[start Source data]

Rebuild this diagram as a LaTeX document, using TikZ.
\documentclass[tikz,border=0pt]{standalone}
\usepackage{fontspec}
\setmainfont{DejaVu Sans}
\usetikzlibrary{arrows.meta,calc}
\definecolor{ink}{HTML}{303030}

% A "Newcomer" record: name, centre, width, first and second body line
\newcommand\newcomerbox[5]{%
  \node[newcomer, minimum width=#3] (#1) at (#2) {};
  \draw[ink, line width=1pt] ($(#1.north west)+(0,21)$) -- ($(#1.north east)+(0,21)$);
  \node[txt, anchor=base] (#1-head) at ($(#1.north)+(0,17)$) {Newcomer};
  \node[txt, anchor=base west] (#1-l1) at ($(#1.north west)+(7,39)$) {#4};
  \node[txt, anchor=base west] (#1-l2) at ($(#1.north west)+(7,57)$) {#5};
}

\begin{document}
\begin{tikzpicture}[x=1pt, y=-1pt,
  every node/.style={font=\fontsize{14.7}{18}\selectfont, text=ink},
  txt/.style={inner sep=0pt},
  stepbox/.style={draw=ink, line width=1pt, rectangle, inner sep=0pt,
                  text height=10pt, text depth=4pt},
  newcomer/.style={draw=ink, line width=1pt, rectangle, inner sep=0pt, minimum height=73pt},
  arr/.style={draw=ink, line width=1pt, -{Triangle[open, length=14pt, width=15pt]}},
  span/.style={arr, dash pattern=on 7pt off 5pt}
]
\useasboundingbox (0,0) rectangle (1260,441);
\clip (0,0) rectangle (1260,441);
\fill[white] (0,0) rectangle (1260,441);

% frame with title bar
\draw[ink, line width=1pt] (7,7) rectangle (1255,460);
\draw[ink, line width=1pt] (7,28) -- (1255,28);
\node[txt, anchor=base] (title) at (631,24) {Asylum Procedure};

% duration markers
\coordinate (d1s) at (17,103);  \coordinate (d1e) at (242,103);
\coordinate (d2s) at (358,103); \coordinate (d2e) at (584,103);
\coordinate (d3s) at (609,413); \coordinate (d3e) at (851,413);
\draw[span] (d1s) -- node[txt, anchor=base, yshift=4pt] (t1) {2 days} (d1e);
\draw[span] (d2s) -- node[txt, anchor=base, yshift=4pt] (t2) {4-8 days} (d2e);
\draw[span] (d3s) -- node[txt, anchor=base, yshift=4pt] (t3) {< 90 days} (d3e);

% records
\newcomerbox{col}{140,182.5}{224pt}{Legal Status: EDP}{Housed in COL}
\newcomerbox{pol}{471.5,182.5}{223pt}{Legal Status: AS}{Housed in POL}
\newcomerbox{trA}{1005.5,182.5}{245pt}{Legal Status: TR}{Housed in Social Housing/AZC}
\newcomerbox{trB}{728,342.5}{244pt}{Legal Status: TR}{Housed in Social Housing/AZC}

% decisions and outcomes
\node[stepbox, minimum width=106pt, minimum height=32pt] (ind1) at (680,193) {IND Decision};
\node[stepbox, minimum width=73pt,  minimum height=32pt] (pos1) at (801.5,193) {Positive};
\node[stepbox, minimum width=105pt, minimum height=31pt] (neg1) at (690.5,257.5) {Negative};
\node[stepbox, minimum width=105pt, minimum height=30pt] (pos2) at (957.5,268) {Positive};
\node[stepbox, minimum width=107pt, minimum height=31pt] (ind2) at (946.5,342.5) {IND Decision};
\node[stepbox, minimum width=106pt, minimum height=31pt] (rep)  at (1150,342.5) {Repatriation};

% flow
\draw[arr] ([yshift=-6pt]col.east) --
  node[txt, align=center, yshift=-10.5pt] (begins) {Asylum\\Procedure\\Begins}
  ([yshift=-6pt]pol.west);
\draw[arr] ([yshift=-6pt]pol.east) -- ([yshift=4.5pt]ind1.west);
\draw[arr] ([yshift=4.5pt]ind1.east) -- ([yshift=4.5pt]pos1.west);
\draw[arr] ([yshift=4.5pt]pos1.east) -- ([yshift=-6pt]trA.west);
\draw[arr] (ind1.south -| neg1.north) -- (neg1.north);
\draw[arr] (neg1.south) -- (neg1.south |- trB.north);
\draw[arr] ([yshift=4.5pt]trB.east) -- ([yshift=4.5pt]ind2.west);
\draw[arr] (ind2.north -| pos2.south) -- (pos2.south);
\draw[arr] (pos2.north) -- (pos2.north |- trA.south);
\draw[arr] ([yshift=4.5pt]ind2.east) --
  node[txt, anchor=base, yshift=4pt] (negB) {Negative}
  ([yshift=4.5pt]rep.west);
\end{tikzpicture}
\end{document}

[end Source data]
[start Source data]

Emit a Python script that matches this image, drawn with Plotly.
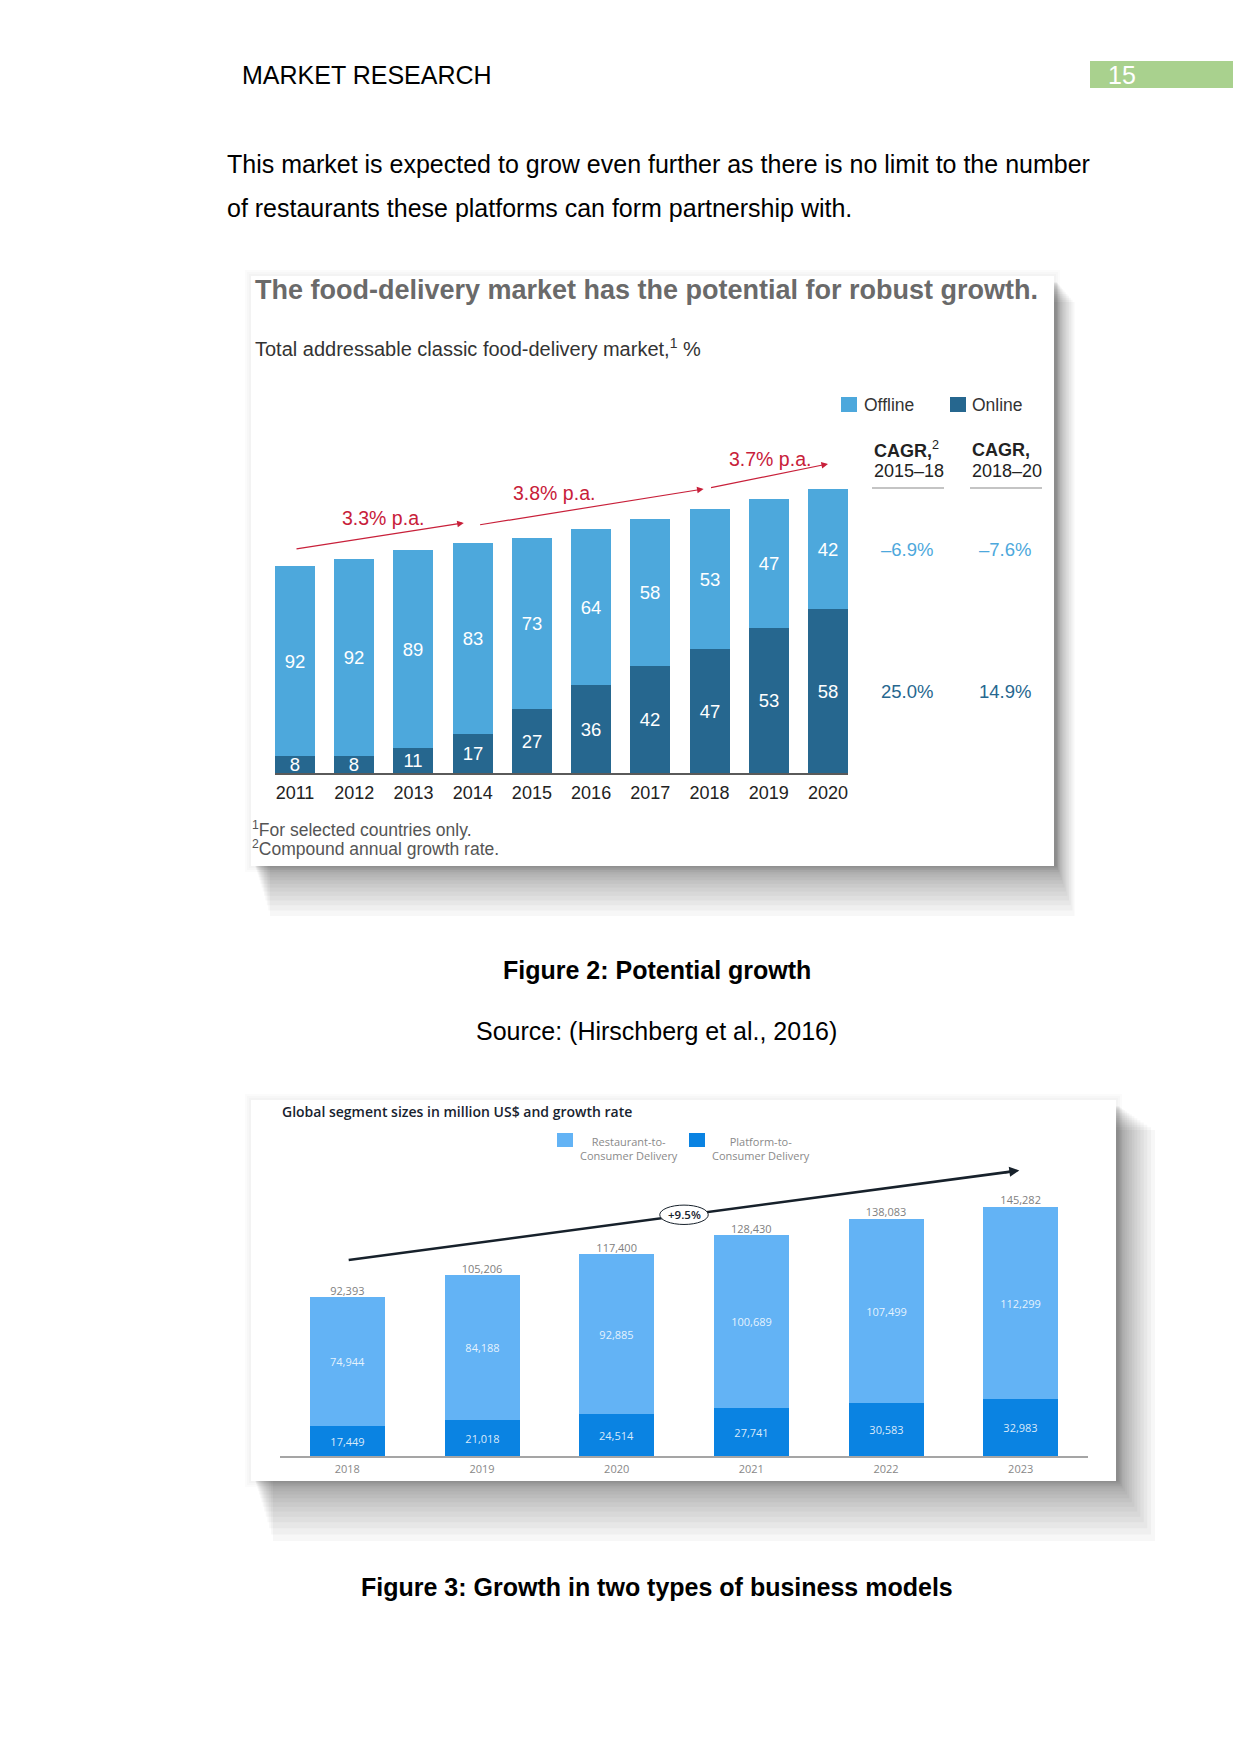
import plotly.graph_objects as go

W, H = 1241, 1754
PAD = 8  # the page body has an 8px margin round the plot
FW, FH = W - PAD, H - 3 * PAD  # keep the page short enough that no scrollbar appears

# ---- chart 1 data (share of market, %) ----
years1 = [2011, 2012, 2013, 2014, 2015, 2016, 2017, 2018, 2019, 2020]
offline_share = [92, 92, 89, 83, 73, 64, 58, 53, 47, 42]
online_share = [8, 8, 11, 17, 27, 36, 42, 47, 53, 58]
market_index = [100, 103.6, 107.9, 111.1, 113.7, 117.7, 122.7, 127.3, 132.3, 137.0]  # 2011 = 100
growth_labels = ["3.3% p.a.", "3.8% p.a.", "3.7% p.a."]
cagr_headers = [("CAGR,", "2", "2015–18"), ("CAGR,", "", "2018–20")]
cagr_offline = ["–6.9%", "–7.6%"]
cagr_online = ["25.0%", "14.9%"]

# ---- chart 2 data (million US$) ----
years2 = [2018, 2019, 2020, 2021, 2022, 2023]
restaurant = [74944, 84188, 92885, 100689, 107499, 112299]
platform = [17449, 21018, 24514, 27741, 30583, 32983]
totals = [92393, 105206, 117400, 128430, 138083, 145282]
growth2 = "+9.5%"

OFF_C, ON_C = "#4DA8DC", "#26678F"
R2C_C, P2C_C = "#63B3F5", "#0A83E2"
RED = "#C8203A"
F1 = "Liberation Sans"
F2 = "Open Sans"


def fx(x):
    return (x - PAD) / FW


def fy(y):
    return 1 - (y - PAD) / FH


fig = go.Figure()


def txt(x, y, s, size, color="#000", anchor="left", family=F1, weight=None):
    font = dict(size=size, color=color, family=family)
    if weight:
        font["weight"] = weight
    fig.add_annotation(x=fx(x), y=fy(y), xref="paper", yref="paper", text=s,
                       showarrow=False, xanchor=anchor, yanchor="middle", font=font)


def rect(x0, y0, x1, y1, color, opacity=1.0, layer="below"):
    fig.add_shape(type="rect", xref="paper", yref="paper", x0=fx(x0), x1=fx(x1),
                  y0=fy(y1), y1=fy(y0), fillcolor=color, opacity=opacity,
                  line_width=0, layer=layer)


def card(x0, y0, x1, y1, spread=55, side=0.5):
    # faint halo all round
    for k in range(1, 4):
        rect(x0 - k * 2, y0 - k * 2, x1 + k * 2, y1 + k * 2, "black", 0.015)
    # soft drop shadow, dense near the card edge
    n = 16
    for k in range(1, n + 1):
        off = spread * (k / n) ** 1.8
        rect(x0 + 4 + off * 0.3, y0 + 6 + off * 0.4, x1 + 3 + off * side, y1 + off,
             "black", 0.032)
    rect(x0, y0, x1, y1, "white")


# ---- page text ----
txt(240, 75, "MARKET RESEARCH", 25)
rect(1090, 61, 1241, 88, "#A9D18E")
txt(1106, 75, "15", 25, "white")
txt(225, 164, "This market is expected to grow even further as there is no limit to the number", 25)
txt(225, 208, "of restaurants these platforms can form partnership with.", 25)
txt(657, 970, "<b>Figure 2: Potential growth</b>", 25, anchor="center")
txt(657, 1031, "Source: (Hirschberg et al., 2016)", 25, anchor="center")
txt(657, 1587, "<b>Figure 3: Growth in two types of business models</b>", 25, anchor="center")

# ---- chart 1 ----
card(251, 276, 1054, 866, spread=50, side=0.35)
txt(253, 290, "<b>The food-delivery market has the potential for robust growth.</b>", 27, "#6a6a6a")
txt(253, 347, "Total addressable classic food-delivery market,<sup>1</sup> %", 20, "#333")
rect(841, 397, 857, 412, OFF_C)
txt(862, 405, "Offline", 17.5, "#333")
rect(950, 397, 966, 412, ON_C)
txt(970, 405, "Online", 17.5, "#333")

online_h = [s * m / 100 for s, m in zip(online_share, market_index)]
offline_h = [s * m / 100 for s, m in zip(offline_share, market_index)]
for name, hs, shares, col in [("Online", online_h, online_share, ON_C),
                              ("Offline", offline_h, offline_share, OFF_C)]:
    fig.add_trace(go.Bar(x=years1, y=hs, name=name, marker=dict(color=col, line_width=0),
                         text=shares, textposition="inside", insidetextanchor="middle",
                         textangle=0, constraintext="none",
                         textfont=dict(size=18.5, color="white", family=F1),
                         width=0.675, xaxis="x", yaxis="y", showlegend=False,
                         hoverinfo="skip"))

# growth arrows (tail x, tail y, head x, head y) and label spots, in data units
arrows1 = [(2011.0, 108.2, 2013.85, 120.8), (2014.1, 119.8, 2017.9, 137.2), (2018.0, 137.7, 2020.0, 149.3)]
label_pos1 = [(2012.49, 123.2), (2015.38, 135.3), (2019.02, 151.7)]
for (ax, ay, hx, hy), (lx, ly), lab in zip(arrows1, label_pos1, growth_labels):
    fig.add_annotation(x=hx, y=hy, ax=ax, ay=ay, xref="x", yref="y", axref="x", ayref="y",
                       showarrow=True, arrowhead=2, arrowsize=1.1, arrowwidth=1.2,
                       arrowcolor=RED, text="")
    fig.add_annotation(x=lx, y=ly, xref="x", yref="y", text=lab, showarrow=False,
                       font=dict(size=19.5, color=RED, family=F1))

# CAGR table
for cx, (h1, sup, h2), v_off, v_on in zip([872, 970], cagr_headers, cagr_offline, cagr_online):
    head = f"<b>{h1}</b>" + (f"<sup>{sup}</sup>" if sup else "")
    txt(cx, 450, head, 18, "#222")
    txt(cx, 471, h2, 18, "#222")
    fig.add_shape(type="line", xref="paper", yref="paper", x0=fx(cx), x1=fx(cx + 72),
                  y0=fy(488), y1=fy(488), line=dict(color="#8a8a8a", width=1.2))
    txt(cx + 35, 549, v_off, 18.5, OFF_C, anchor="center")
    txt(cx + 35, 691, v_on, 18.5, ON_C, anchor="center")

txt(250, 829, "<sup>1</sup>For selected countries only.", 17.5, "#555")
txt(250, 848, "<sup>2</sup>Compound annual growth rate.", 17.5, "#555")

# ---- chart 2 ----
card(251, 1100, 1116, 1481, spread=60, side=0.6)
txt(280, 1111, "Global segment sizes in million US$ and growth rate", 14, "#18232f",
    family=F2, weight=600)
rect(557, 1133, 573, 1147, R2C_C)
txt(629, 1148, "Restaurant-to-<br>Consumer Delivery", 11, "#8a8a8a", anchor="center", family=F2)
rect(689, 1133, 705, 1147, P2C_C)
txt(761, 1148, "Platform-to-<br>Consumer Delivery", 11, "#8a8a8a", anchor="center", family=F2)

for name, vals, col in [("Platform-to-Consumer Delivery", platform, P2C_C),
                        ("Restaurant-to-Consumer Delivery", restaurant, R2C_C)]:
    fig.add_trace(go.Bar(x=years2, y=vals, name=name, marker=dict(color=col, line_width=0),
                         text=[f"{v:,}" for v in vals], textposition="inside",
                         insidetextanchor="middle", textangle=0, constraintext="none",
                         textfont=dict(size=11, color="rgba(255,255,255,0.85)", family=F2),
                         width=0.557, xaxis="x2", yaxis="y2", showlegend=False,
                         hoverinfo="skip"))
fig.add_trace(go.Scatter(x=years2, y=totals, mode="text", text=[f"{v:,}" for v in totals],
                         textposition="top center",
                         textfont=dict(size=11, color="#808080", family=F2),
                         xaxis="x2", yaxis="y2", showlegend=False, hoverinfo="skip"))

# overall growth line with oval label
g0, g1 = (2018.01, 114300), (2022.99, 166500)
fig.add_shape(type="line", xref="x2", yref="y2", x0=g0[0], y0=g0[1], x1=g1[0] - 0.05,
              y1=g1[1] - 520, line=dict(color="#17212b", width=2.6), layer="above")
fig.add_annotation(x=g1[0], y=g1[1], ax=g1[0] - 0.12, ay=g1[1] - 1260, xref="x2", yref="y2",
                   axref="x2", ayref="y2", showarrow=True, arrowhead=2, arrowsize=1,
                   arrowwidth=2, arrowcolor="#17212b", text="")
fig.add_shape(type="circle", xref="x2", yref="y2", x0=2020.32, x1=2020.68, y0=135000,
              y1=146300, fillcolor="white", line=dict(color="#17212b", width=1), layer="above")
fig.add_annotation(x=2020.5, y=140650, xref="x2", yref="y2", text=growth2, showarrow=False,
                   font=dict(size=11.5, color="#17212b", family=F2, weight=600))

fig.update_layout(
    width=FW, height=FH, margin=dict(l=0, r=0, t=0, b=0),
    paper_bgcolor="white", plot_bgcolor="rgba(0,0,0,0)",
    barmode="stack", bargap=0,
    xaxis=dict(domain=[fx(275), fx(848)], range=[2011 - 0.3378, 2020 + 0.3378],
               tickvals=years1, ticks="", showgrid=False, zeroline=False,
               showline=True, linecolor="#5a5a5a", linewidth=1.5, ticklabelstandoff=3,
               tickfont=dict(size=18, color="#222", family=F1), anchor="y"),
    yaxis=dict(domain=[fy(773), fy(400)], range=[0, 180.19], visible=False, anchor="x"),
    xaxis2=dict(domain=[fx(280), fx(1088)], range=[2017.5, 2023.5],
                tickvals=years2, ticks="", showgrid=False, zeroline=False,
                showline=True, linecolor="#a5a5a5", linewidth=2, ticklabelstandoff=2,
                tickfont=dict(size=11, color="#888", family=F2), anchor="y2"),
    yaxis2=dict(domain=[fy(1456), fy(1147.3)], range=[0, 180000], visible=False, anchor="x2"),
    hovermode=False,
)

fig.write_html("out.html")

[end Source data]
[start Source data]

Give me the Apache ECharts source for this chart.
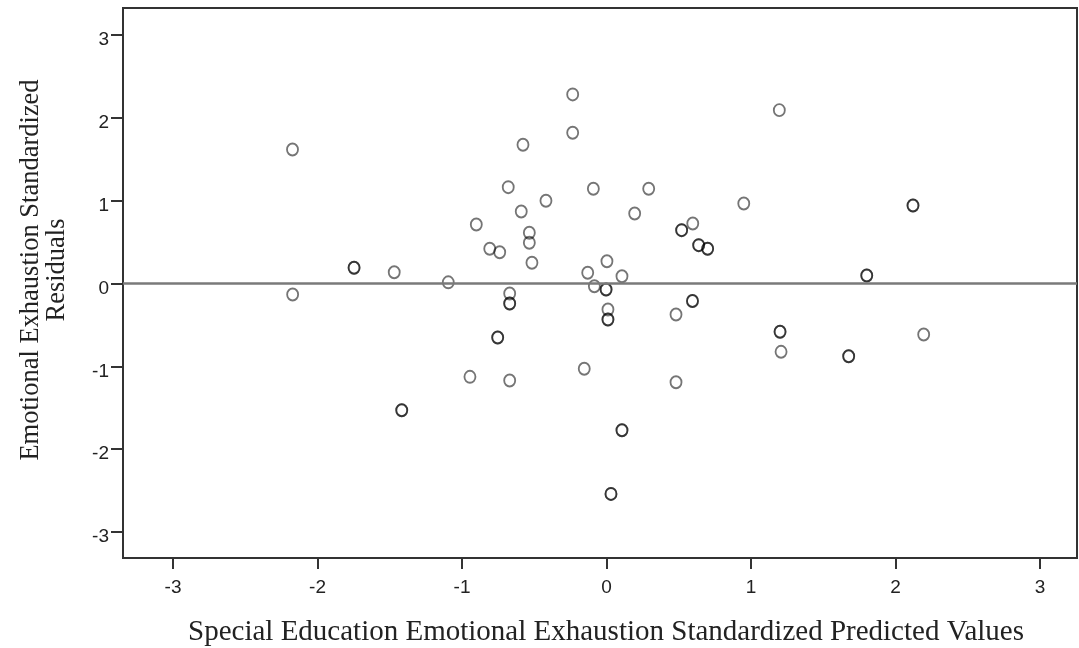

[end Source data]

● **Exercise instructions**
Pick out the part that begins with the line containing "Emit a Python" and finishes with the line containing "FW, FH = W - PAD, H", both included. Restate it exactly, without images.

● **Answer for this exercise**
Emit a Python script that matches this image, drawn with Plotly.
import plotly.graph_objects as go

W, H = 1241, 1754
PAD = 8  # the page body has an 8px margin round the plot
FW, FH = W - PAD, H - 3 * PAD  # keep the page short enough that no scrollbar appears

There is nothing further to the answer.